Vegas Underbelly

Guest Blog Filed by: tIoGT Gaming Committee Chairman, Mr. Terrance Chapman

There’s an old saying “What happens in Las Vegas, stays in Las Vegas.” And boy do things happen in Las Vegas. The fabled desert city. Its temptations and vices. Its trimmings and trappings. It has a kind of power that vastly alters people, turning the average mild mannered Joe Blow into a person his own family wouldn’t easily recognize. And thank god for it as well.



My first taste of Vegas’s seedy underbelly came when I was still a freshman at the now demolished Stardust Casino back in the late 1980’s. I was rooming with a fellow croupier who would eventually go on to become one of the youngest ever General Managers of a major Vegas corporate resort casino. I obviously can’t say which property, but take my word for it they serve the best Caesar’s Salad on the entire strip.



Vegas was only just starting out, and at the time its laws governing where and when ladies of the night could ply their trade where a lot more liberal than nowadays. One evening my roommate was walking home from work down the Strip when one such girl caught his eye. He struck up a conversation and eventually asked her, "How much is standard price?" She replied, "It all begins at $500 for a hand-job."



He said, "$500 dollars! For a hand-job! You must be joking! No hand-job is worth that kind of cash!"

The hooker says, "Do you see that restaurant on the corner?" "Yes." "Do you see the restaurant about a block further down?" "Yes." "And beyond that, do you see that third restaurant?" "Yes." "Well," said the hooker, smiling invitingly, "I own all of those. And the reason I own them is because I give a hand-job that's worth every penny of $500."

So the guy says, "What, you only live once. I'll take one." They checked into a nearby hotel. Not long after, my roommate was sitting on the bed in awe of the hand-job of a lifetime, undoubtedly worth every bit of $500.



He was so taken a back, he told me he said, "I suppose a blow-job is $1,000?" The prostitute replied, "$1,500." "I wouldn't think of paying that for just a blow-job!" The hooker interjected, "Really? Well step over here to the window. Do you see that casino across the Strip? I own that casino outright. And the reason I own it is because I give a blow-job that's worth $1,500.

"The poor guy, who probably wasn’t thinking straight at this point after such terrific hand-job, decides to put off a new car for yet another year and says, "OK, I have gotta have one! "Ten minutes later, he was once again sitting on the bed more shocked than before. He could hardly believe it but he genuinely felt as though he got his money's worth.
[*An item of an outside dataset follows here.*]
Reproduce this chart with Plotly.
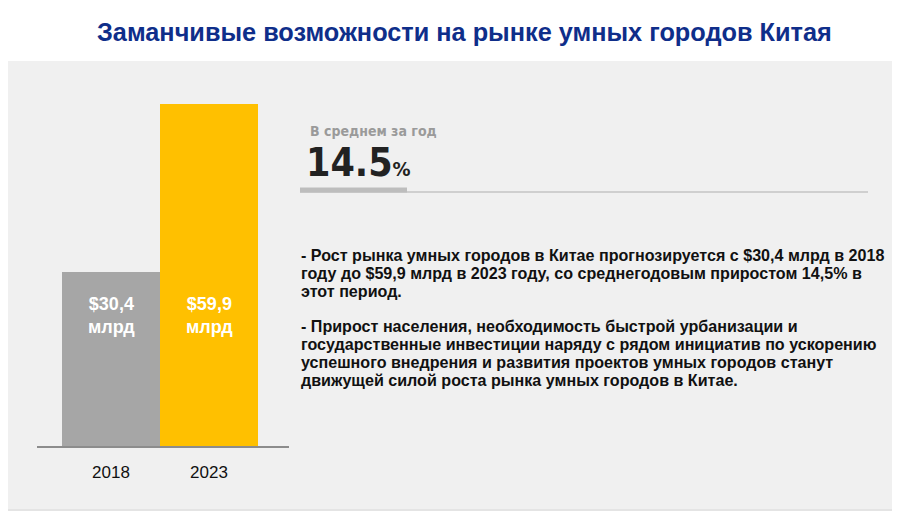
import plotly.graph_objects as go

W, H = 900, 519
OFF = 8  # page body margin of the viewer

years = ["2018", "2023"]
values = [30.4, 59.9]
bar_labels = ["$30,4<br>млрд", "$59,9<br>млрд"]
bar_colors = ["#A6A6A6", "#FFC000"]

title_text = "Заманчивые возможности на рынке умных городов Китая"
kpi_caption = "В среднем за год"
kpi_value = "14.5"
kpi_unit = "%"
paragraph_lines = [
    "- Рост рынка умных городов в Китае прогнозируется с $30,4 млрд в 2018",
    "году до $59,9 млрд в 2023 году, со среднегодовым приростом 14,5% в",
    "этот период.",
    "",
    "- Прирост населения, необходимость быстрой урбанизации и",
    "государственные инвестиции наряду с рядом инициатив по ускорению",
    "успешного внедрения и развития проектов умных городов станут",
    "движущей силой роста рынка умных городов в Китае.",
]


def X(px):
    return (px - OFF) / W


def Y(py):
    return 1 - (py - OFF) / H


fig = go.Figure()
fig.add_trace(go.Bar(
    x=years, y=values,
    marker=dict(color=bar_colors, line=dict(width=0)),
    hoverinfo="skip", showlegend=False,
))

annotations = []
# bar value labels
for i, lab in enumerate(bar_labels):
    annotations.append(dict(
        x=i, y=22.8, xref="x", yref="y", text=lab, showarrow=False,
        font=dict(family="Liberation Sans, Arial, sans-serif", size=18, color="white", weight="bold"),
        align="center", xanchor="center", yanchor="middle",
    ))

shapes = [
    dict(type="rect", xref="paper", yref="paper", x0=X(5), x1=X(895), y0=Y(511), y1=Y(63),
         fillcolor="#E4E4E4", line=dict(width=0), layer="below"),
    dict(type="rect", xref="paper", yref="paper", x0=X(3), x1=X(893), y0=Y(509), y1=Y(61),
         fillcolor="#F0F0F0", line=dict(width=0), layer="below"),
    dict(type="line", xref="paper", yref="paper", x0=X(300), x1=X(868), y0=Y(192), y1=Y(192),
         line=dict(color="#CFCFCF", width=2)),
    dict(type="line", xref="paper", yref="paper", x0=X(300), x1=X(407), y0=Y(190), y1=Y(190),
         line=dict(color="#BDBDBD", width=5)),
]

annotations += [
    dict(x=X(464), y=Y(32), xref="paper", yref="paper", text=title_text, showarrow=False,
         font=dict(family="Liberation Sans, Arial, sans-serif", size=25.3, color="#0F2E8A", weight="bold"),
         xanchor="center", yanchor="middle"),
    dict(x=X(308), y=Y(131), xref="paper", yref="paper", text=kpi_caption, showarrow=False,
         font=dict(family="DejaVu Sans Condensed, Liberation Sans, sans-serif", size=14,
                   color="#9A9A9A", weight="bold"),
         xanchor="left", yanchor="middle"),
    dict(x=X(304), y=Y(187), xref="paper", yref="paper",
         text=kpi_value + "<span style='font-size:20px'>" + kpi_unit + "</span>", showarrow=False,
         font=dict(family="DejaVu Sans Condensed, Liberation Sans, sans-serif", size=39,
                   color="#222222", weight="bold"),
         xanchor="left", yanchor="bottom"),
]

line_y = 255
for ln in paragraph_lines:
    if ln:
        annotations.append(dict(
            x=X(299), y=Y(line_y), xref="paper", yref="paper", text=ln, showarrow=False,
            align="left", xanchor="left", yanchor="middle",
            font=dict(family="Liberation Sans, Arial, sans-serif", size=16.1, color="#111111",
                      weight="bold"),
        ))
        line_y += 18
    else:
        line_y += 17

fig.update_layout(
    width=W, height=H,
    margin=dict(l=0, r=0, t=0, b=0),
    paper_bgcolor="white", plot_bgcolor="rgba(0,0,0,0)",
    bargap=0,
    shapes=shapes,
    annotations=annotations,
    xaxis=dict(domain=[X(37), X(289)], range=[-0.755, 1.816], type="category",
               showline=True, linecolor="#8C8C8C", linewidth=2, showgrid=False, zeroline=False,
               ticks="outside", ticklen=10, tickcolor="rgba(0,0,0,0)",
               tickfont=dict(family="Liberation Sans, Arial, sans-serif", size=17, color="#111111")),
    yaxis=dict(domain=[Y(446), Y(60)], range=[0, 67.6], visible=False, showgrid=False),
)

fig.write_html("out.html")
At this point he decided to really dip into his savings for one glorious final experience.



So he asked the hooker, "How much to go the whole deal?" The hooker said, "Come over here to the window, I want to show you something. Do you see how the whole of Las Vegas is laid out before us: All those amazing twinkling lights, casino palaces, and nightclubs?



"Wow!" the guy said, in awe, "You own the whole damn city?"

"No," the hooker replied, "but I would... if I had a vagina."